Rows from a dataset:
■ ■ ■ ■ ■ ■ ■

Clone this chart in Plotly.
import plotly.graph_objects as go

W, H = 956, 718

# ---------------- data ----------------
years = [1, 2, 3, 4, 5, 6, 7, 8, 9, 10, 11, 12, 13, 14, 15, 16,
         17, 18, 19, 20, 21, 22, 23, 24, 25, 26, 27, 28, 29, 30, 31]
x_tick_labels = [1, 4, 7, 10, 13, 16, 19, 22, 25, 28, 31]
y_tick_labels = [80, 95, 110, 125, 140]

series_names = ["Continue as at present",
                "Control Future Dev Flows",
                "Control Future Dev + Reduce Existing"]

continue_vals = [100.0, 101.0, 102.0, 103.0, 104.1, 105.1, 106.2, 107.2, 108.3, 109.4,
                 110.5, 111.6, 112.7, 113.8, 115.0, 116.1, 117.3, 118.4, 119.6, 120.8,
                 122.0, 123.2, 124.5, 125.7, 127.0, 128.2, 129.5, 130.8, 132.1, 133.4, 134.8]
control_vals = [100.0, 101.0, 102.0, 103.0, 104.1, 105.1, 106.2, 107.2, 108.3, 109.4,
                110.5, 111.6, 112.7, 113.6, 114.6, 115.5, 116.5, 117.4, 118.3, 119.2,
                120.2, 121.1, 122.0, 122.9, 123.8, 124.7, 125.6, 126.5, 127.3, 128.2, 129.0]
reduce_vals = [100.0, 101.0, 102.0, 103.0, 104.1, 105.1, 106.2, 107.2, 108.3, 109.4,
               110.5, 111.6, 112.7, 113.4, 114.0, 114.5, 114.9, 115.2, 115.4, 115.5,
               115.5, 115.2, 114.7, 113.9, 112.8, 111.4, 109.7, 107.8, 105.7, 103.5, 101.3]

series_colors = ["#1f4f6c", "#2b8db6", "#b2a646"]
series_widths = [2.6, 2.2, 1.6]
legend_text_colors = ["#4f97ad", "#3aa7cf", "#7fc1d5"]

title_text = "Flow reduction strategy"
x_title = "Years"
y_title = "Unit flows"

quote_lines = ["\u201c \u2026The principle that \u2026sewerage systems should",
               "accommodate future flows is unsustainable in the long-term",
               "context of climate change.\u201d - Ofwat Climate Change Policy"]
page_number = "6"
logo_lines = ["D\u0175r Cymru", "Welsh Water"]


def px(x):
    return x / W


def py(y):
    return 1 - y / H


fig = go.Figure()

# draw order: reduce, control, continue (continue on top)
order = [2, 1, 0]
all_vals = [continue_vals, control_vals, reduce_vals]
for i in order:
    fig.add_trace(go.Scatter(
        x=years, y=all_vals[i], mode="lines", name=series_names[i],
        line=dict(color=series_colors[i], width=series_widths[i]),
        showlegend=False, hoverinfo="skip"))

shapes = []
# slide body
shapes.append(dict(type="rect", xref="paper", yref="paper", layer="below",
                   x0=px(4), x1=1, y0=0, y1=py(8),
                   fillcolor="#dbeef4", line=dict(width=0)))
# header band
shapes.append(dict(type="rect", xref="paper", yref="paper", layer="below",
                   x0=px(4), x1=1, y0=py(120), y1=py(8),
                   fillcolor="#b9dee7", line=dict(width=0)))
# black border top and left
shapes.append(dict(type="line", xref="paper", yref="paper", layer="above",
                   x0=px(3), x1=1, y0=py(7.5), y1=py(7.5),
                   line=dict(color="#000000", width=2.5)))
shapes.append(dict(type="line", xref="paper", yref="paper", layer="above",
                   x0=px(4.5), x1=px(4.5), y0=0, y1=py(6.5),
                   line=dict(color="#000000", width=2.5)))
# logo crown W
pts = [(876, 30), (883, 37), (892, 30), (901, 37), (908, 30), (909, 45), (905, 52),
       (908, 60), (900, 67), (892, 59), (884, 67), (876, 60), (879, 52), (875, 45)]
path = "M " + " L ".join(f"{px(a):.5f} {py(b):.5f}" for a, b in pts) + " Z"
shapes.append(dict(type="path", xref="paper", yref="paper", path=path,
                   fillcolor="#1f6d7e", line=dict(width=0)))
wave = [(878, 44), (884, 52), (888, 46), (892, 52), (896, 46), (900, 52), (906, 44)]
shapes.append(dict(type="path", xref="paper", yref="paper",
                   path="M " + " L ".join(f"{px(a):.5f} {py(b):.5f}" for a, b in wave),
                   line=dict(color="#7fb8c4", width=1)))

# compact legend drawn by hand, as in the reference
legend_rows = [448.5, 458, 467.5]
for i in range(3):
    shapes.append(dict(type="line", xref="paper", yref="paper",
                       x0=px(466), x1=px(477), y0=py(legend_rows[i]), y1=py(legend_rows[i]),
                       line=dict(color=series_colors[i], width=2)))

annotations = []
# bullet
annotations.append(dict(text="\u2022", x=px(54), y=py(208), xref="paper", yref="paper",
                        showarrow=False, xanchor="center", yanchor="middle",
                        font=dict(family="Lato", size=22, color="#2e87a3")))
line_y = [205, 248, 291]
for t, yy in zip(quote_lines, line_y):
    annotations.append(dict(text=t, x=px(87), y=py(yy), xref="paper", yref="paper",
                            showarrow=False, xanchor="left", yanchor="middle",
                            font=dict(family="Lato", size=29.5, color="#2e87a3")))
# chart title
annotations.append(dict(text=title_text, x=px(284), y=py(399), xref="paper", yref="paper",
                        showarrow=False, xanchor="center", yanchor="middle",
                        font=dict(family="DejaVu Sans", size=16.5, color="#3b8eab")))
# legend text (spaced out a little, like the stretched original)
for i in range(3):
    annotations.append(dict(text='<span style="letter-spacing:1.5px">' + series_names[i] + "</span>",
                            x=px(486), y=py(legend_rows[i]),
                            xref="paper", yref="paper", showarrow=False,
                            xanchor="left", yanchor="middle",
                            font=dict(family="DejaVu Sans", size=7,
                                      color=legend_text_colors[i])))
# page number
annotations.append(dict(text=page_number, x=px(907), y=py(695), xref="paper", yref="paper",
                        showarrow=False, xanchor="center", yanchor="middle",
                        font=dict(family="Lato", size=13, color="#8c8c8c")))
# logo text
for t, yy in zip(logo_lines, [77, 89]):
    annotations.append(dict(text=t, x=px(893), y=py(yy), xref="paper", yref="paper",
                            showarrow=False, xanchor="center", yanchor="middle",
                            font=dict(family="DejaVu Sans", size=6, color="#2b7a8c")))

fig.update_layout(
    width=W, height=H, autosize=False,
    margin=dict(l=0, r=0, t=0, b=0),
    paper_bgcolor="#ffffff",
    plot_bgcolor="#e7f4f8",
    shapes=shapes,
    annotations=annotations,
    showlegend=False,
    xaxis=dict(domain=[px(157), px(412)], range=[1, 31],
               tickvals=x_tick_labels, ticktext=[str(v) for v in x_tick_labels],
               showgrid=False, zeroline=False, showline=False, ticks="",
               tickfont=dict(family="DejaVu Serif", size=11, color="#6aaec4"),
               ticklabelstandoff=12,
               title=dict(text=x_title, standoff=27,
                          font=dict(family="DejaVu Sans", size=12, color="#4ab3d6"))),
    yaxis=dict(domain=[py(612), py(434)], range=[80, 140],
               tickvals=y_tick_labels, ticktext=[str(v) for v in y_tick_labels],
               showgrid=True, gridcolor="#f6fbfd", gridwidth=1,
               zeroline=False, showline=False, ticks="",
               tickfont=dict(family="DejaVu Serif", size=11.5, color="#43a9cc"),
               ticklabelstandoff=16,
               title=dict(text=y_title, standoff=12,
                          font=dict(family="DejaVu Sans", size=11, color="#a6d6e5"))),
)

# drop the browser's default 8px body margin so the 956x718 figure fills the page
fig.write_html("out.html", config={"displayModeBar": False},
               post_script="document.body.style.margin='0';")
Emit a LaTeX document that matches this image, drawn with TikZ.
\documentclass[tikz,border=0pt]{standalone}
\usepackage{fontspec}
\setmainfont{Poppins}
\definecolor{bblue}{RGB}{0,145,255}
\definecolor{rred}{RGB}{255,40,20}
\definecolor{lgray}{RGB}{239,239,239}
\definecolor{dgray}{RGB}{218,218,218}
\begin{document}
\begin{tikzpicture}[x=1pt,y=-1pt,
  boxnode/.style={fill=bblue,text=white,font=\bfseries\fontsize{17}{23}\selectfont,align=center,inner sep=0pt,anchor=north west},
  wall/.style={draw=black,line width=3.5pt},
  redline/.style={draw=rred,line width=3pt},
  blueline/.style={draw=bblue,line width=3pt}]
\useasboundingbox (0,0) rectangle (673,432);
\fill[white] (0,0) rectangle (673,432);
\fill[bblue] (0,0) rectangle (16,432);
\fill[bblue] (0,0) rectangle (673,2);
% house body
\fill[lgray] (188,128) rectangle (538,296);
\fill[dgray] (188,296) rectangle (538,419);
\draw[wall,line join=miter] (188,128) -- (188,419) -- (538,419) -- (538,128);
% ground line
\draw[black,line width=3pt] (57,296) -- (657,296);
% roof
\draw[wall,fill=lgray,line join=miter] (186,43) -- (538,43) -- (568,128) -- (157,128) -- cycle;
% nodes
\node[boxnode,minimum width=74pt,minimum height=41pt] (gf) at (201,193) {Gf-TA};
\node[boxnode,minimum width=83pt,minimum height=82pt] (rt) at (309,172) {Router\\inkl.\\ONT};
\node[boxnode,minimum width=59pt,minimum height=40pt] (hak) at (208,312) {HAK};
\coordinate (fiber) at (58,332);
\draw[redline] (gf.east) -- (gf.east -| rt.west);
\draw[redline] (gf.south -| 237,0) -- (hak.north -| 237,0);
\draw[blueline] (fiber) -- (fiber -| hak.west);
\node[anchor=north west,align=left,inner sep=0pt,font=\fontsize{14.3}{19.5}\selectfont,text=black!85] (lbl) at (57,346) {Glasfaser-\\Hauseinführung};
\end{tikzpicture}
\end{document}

■ ■ ■ ■ ■ ■ ■

Repeat the entries above exactly, beginning at their first line and ending with the line that contains "Future Dev +", with nothing added.

Clone this chart in Plotly.
import plotly.graph_objects as go

W, H = 956, 718

# ---------------- data ----------------
years = [1, 2, 3, 4, 5, 6, 7, 8, 9, 10, 11, 12, 13, 14, 15, 16,
         17, 18, 19, 20, 21, 22, 23, 24, 25, 26, 27, 28, 29, 30, 31]
x_tick_labels = [1, 4, 7, 10, 13, 16, 19, 22, 25, 28, 31]
y_tick_labels = [80, 95, 110, 125, 140]

series_names = ["Continue as at present",
                "Control Future Dev Flows",
                "Control Future Dev + Reduce Existing"]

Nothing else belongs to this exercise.